La política como una más de las actividades sociales, seguramente la más noble. Y épica. Esa imagen devuelve el espejo cuando se proyecta sobre él la repetición de la clase magistral de Kicillof en la Cámara Alta.
Como antes con Gabriel Mariotto defendiendo la Ley de Medios, y luego con Mariano Recalde replicando con racionalidad, pausada y criteriosamente a los gremios aeronáuticos que con argumentos sindicales querían boicotear la línea aérea de bandera, todos quisimos tener algo del desenfado exhibido por Axel Kicillof el martes 17, un día después del ingreso al Congreso del proyecto de expropiación. De a ratos, todos quisimos ser él. Hacernos acreedores de ese orgullo personal que habrá sentido el “marxista keynesiano” (toda una contradicción): servir a su pueblo, a su patria, desde un sitio tan protagónico. Concentrar en uno mismo todo el odio y los prejuicios de clase que los acopiadores de riqueza y poder, históricos ganadores del capitalismo argentino, depositaron sobre él. Un poco al menos.

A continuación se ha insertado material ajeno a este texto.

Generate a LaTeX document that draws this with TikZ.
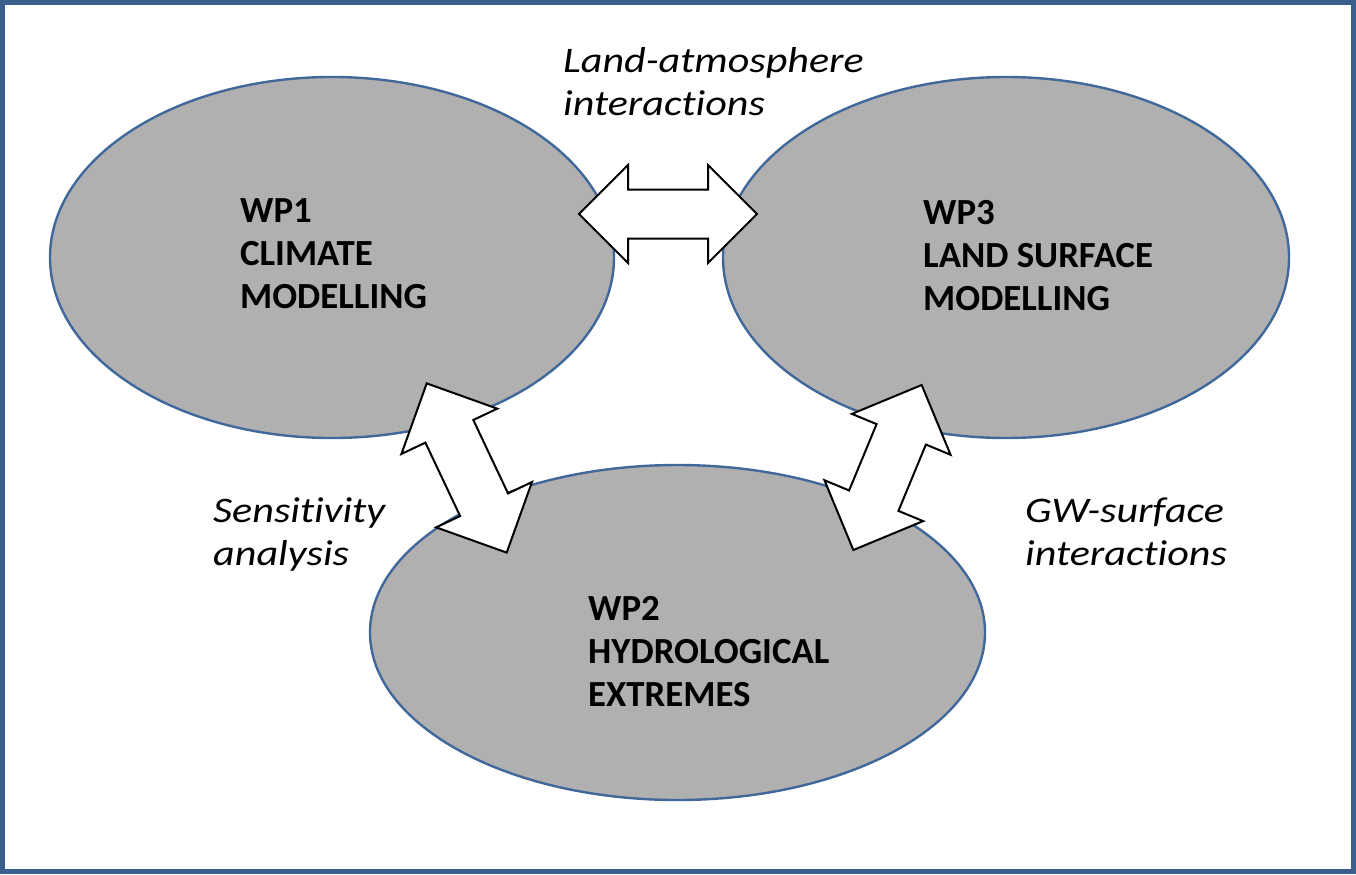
\documentclass[tikz,border=0pt]{standalone}
\usepackage{fontspec}
\setmainfont{Carlito}
\newfontfamily\lblfont[FakeStretch=1.17, Ligatures=NoCommon]{Carlito}
\usetikzlibrary{shapes.geometric}
\definecolor{frameblue}{RGB}{58,95,140}
\definecolor{ellblue}{RGB}{65,104,154}
\definecolor{ellgray}{RGB}{176,176,176}
\tikzset{
  wpell/.style={ellipse, draw=ellblue, line width=2.4bp, fill=ellgray, inner sep=0pt},
  wptext/.style={anchor=base west, align=left, inner sep=0pt, font=\fontsize{36.8bp}{43bp}\selectfont\bfseries},
  lbltext/.style={anchor=base west, align=left, inner sep=0pt, font=\lblfont\fontsize{36bp}{43bp}\selectfont\itshape},
  blockarr/.style={draw=black, fill=white, line width=2bp, line join=miter},
  framebox/.style={draw=frameblue, line width=5bp}
}
\newcommand\blockarrow[5]{%
  \begin{scope}[shift={(#1,#2)}, rotate=#3]
    \draw[blockarr] (-#4,0) -- (-#4+#5,#5) -- (-#4+#5,#5/2) -- (#4-#5,#5/2)
      -- (#4-#5,#5) -- (#4,0) -- (#4-#5,-#5) -- (#4-#5,-#5/2)
      -- (-#4+#5,-#5/2) -- (-#4+#5,-#5) -- cycle;
  \end{scope}}
\begin{document}
\begin{tikzpicture}[x=1bp, y=-1bp]
\useasboundingbox (0,0) rectangle (1356,874);
\fill[white] (0,0) rectangle (1356,874);
\draw[framebox] (2.5,2.5) rectangle (1353.5,871.5);
% ellipses
\node[wpell, minimum width=564bp, minimum height=361bp] (wp1) at (332,257.5) {};
\node[wpell, minimum width=566bp, minimum height=361bp] (wp3) at (1006,257.5) {};
\node[wpell, minimum width=615bp, minimum height=335bp] (wp2) at (677.5,632.5) {};
% block arrows
\blockarrow{668}{214}{0}{89}{49}
\blockarrow{466.7}{468}{-64.7}{93.6}{53}
\blockarrow{887.5}{467.5}{67.5}{89.3}{53.4}
% texts
\node[wptext] (t1) at (240,308) {WP1\\CLIMATE\\MODELLING};
\node[wptext] (t3) at (923,310) {WP3\\LAND SURFACE\\MODELLING};
\node[wptext] (t2) at (588,706) {WP2\\HYDROLOGICAL\\EXTREMES};
\node[lbltext] (l1) at (563,115) {Land-atmosphere\\interactions};
\node[lbltext] (l2) at (213,565) {Sensitivity\\analysis};
\node[lbltext] (l3) at (1025,565) {GW-surface\\interactions};
\end{tikzpicture}
\end{document}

Un gran poquito, especialmente cuando enfrentaba con gestos y palabras como estiletes, a parlamentarios de la talla (y el rostro) de un Morales, una Morandini, un Sanz, un Artaza, el imitador, que no sabía si sonreír o mirarlo concentrado, seguramente para extraer de él alguna seña o gesto particular que pudiera ridiculizar luego, situación que de momento resolvía moviendo la cabeza hacia arriba y abajo, rítmicamente, dando a entender que estaba de acuerdo. Que tal vez no entendía bien de qué se trataba, pero por las dudas estaba de acuerdo.
Así estamos en la oposición, excepto Mauricio Macri, que está peor todavía, si eso pudiera ser posible todavía.
Tener esos enemigos (Pagni, Grondona, Morales Solá, Ventura), no por los importantes que pudieran ser, sino por lo mendaz de sus argumentos, otorga identidad y cuantía a su contrincante. Uno de Clarín se asombraba de la formación de Kicillof; otro en La Nación huía despavorido ante sus definiciones sobre la “seguridad jurídica”, en defensa del “clima de negocios”. El editor fotográfico de uno de esos diarios ilustraba con la imagen en que Julio De Vido le daba un golpecito en la cara a su lugarteniente en YPF. El silencio que sobreviene se llena con la exhortación del subinterventor dirigida a Antonio Brufau: “Que vaya a hacernos juicios al CIADI, al FMI, al FBI y a la CIA si quiere; nosotros no le vamos a pagar lo que él dice que vale la compañía”.
¿Con qué argamasa que no contenga desparpajo, valentía, el altruismo de decir las verdades más justas incluso ante los auditorios más inoportunos, se puede vencer a los representantes de densos intereses que tutelan la vida social de los argentinos desde hace décadas? ¿Puede esta uva tan particular de la vid de la revolución latinoamericana prescindir de esa cualidad transgresora, provocativa, indeleble? Evidentemente, no.
Si lo sabrán ellas, las más jóvenes de todas, a sus ochenta y tantos años de edad promedio: las Madres de Plaza de Mayo.